** Problem details **
All of the data should be output character for character, except the pictures.

--- START Given data ---

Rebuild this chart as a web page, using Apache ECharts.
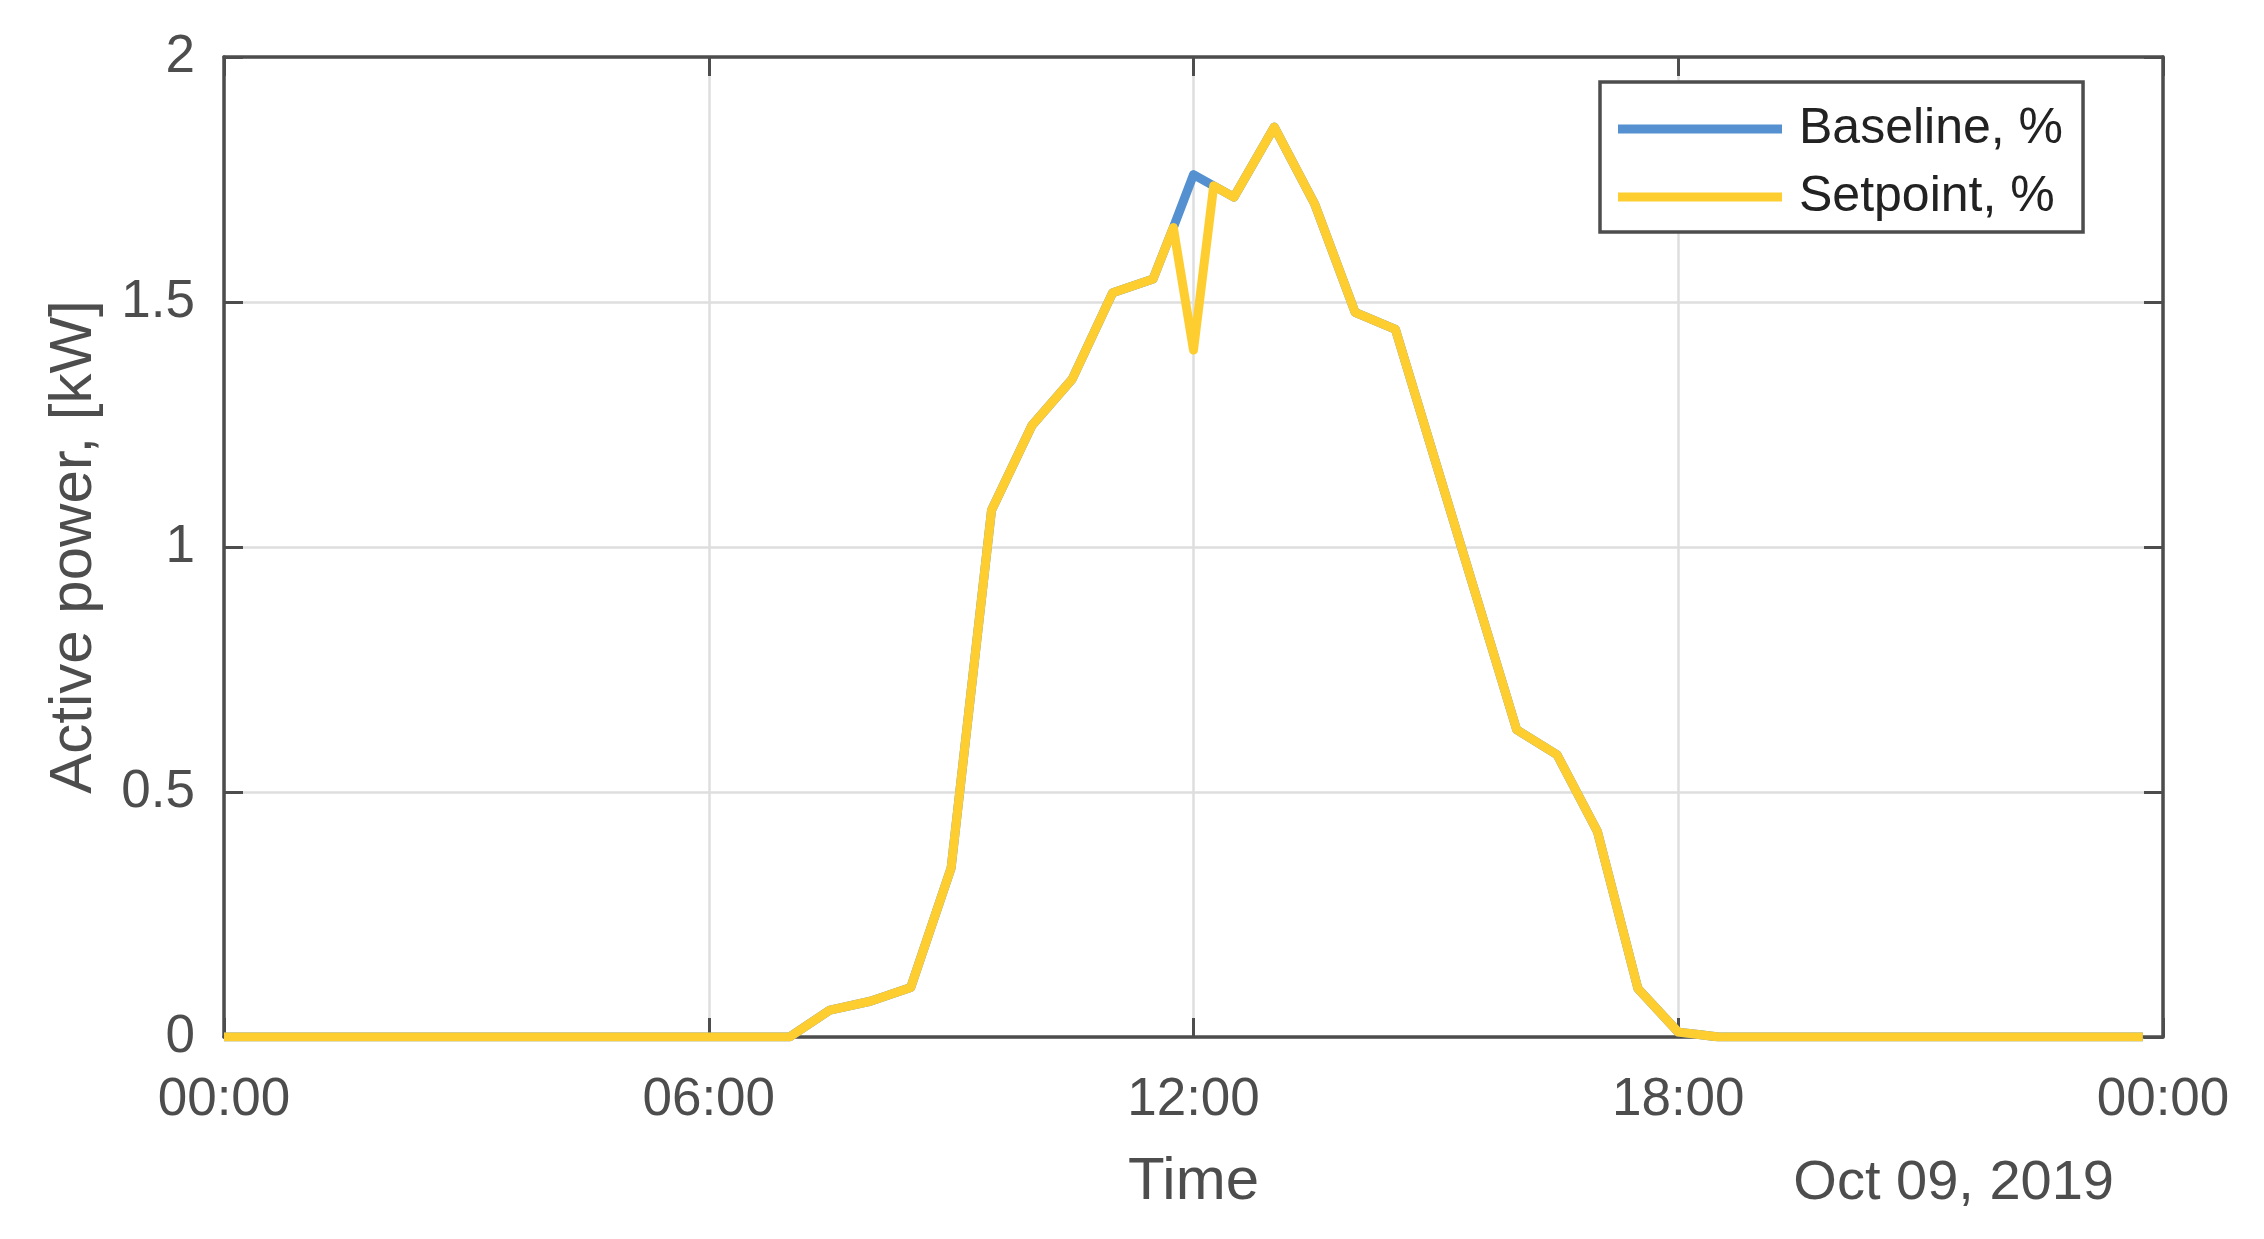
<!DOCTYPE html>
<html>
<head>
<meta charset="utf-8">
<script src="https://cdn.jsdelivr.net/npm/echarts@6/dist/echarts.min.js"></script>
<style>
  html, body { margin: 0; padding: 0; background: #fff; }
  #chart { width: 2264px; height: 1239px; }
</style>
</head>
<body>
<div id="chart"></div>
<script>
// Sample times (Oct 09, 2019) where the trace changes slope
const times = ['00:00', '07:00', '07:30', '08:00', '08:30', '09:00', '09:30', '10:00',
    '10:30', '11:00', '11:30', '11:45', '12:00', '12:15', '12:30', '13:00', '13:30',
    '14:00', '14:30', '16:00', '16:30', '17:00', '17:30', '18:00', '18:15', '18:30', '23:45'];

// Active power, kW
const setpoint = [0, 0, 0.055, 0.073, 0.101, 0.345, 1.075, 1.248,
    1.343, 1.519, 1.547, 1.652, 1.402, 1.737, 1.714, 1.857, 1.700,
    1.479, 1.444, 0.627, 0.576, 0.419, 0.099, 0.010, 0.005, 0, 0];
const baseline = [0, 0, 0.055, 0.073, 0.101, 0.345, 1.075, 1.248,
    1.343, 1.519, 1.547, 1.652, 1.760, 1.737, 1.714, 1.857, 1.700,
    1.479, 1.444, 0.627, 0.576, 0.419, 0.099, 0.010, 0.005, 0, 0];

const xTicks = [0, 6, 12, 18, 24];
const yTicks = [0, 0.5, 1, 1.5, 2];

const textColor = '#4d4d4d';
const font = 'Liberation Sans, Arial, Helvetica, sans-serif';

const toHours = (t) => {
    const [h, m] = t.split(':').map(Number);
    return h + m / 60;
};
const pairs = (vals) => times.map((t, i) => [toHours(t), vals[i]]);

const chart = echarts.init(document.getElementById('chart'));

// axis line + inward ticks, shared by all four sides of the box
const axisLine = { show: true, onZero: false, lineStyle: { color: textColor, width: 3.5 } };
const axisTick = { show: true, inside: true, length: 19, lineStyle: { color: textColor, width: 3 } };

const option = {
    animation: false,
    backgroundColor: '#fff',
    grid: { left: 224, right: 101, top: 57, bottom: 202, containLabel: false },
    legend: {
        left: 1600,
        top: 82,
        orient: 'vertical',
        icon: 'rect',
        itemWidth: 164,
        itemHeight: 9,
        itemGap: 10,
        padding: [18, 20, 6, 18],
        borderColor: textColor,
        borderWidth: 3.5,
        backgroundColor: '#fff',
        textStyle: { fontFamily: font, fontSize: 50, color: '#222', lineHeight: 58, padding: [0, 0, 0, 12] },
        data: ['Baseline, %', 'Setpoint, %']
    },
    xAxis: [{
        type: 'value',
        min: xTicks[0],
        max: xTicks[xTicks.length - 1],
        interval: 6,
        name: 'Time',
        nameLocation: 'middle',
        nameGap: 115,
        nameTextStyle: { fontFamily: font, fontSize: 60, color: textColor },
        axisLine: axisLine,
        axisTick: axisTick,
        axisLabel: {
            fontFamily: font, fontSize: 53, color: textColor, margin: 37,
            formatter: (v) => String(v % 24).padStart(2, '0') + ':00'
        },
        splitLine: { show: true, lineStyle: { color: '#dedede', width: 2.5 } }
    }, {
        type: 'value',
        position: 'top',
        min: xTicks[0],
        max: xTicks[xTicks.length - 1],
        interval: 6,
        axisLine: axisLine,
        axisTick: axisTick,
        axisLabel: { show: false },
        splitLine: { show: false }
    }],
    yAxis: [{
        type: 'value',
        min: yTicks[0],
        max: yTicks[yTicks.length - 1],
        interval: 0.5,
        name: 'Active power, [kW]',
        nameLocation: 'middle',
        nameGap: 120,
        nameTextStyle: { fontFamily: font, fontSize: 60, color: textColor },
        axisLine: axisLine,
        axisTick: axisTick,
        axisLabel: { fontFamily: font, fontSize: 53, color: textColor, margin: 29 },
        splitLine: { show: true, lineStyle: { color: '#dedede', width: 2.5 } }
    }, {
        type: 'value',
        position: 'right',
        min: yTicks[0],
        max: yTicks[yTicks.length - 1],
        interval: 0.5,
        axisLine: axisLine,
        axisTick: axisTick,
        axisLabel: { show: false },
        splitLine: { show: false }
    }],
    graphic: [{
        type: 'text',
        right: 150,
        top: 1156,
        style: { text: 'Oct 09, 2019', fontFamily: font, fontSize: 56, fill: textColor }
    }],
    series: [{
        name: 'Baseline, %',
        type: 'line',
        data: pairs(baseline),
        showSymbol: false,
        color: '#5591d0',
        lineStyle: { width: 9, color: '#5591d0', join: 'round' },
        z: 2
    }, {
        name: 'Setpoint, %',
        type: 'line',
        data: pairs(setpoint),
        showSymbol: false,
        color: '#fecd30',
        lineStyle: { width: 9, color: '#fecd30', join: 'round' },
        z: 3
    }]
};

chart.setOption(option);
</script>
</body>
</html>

--- END Given data ---

** Task answer **
Rebuild this chart as a web page, using Apache ECharts.
<!DOCTYPE html>
<html>
<head>
<meta charset="utf-8">
<script src="https://cdn.jsdelivr.net/npm/echarts@6/dist/echarts.min.js"></script>
<style>
  html, body { margin: 0; padding: 0; background: #fff; }
  #chart { width: 2264px; height: 1239px; }
</style>
</head>
<body>
<div id="chart"></div>
<script>
// Sample times (Oct 09, 2019) where the trace changes slope
const times = ['00:00', '07:00', '07:30', '08:00', '08:30', '09:00', '09:30', '10:00',
    '10:30', '11:00', '11:30', '11:45', '12:00', '12:15', '12:30', '13:00', '13:30',
    '14:00', '14:30', '16:00', '16:30', '17:00', '17:30', '18:00', '18:15', '18:30', '23:45'];

// Active power, kW
const setpoint = [0, 0, 0.055, 0.073, 0.101, 0.345, 1.075, 1.248,
    1.343, 1.519, 1.547, 1.652, 1.402, 1.737, 1.714, 1.857, 1.700,
    1.479, 1.444, 0.627, 0.576, 0.419, 0.099, 0.010, 0.005, 0, 0];
const baseline = [0, 0, 0.055, 0.073, 0.101, 0.345, 1.075, 1.248,
    1.343, 1.519, 1.547, 1.652, 1.760, 1.737, 1.714, 1.857, 1.700,
    1.479, 1.444, 0.627, 0.576, 0.419, 0.099, 0.010, 0.005, 0, 0];

const xTicks = [0, 6, 12, 18, 24];
const yTicks = [0, 0.5, 1, 1.5, 2];

const textColor = '#4d4d4d';
const font = 'Liberation Sans, Arial, Helvetica, sans-serif';

const toHours = (t) => {
    const [h, m] = t.split(':').map(Number);
    return h + m / 60;
};
const pairs = (vals) => times.map((t, i) => [toHours(t), vals[i]]);

const chart = echarts.init(document.getElementById('chart'));

// axis line + inward ticks, shared by all four sides of the box
const axisLine = { show: true, onZero: false, lineStyle: { color: textColor, width: 3.5 } };
const axisTick = { show: true, inside: true, length: 19, lineStyle: { color: textColor, width: 3 } };

const option = {
    animation: false,
    backgroundColor: '#fff',
    grid: { left: 224, right: 101, top: 57, bottom: 202, containLabel: false },
    legend: {
        left: 1600,
        top: 82,
        orient: 'vertical',
        icon: 'rect',
        itemWidth: 164,
        itemHeight: 9,
        itemGap: 10,
        padding: [18, 20, 6, 18],
        borderColor: textColor,
        borderWidth: 3.5,
        backgroundColor: '#fff',
        textStyle: { fontFamily: font, fontSize: 50, color: '#222', lineHeight: 58, padding: [0, 0, 0, 12] },
        data: ['Baseline, %', 'Setpoint, %']
    },
    xAxis: [{
        type: 'value',
        min: xTicks[0],
        max: xTicks[xTicks.length - 1],
        interval: 6,
        name: 'Time',
        nameLocation: 'middle',
        nameGap: 115,
        nameTextStyle: { fontFamily: font, fontSize: 60, color: textColor },
        axisLine: axisLine,
        axisTick: axisTick,
        axisLabel: {
            fontFamily: font, fontSize: 53, color: textColor, margin: 37,
            formatter: (v) => String(v % 24).padStart(2, '0') + ':00'
        },
        splitLine: { show: true, lineStyle: { color: '#dedede', width: 2.5 } }
    }, {
        type: 'value',
        position: 'top',
        min: xTicks[0],
        max: xTicks[xTicks.length - 1],
        interval: 6,
        axisLine: axisLine,
        axisTick: axisTick,
        axisLabel: { show: false },
        splitLine: { show: false }
    }],
    yAxis: [{
        type: 'value',
        min: yTicks[0],
        max: yTicks[yTicks.length - 1],
        interval: 0.5,
        name: 'Active power, [kW]',
        nameLocation: 'middle',
        nameGap: 120,
        nameTextStyle: { fontFamily: font, fontSize: 60, color: textColor },
        axisLine: axisLine,
        axisTick: axisTick,
        axisLabel: { fontFamily: font, fontSize: 53, color: textColor, margin: 29 },
        splitLine: { show: true, lineStyle: { color: '#dedede', width: 2.5 } }
    }, {
        type: 'value',
        position: 'right',
        min: yTicks[0],
        max: yTicks[yTicks.length - 1],
        interval: 0.5,
        axisLine: axisLine,
        axisTick: axisTick,
        axisLabel: { show: false },
        splitLine: { show: false }
    }],
    graphic: [{
        type: 'text',
        right: 150,
        top: 1156,
        style: { text: 'Oct 09, 2019', fontFamily: font, fontSize: 56, fill: textColor }
    }],
    series: [{
        name: 'Baseline, %',
        type: 'line',
        data: pairs(baseline),
        showSymbol: false,
        color: '#5591d0',
        lineStyle: { width: 9, color: '#5591d0', join: 'round' },
        z: 2
    }, {
        name: 'Setpoint, %',
        type: 'line',
        data: pairs(setpoint),
        showSymbol: false,
        color: '#fecd30',
        lineStyle: { width: 9, color: '#fecd30', join: 'round' },
        z: 3
    }]
};

chart.setOption(option);
</script>
</body>
</html>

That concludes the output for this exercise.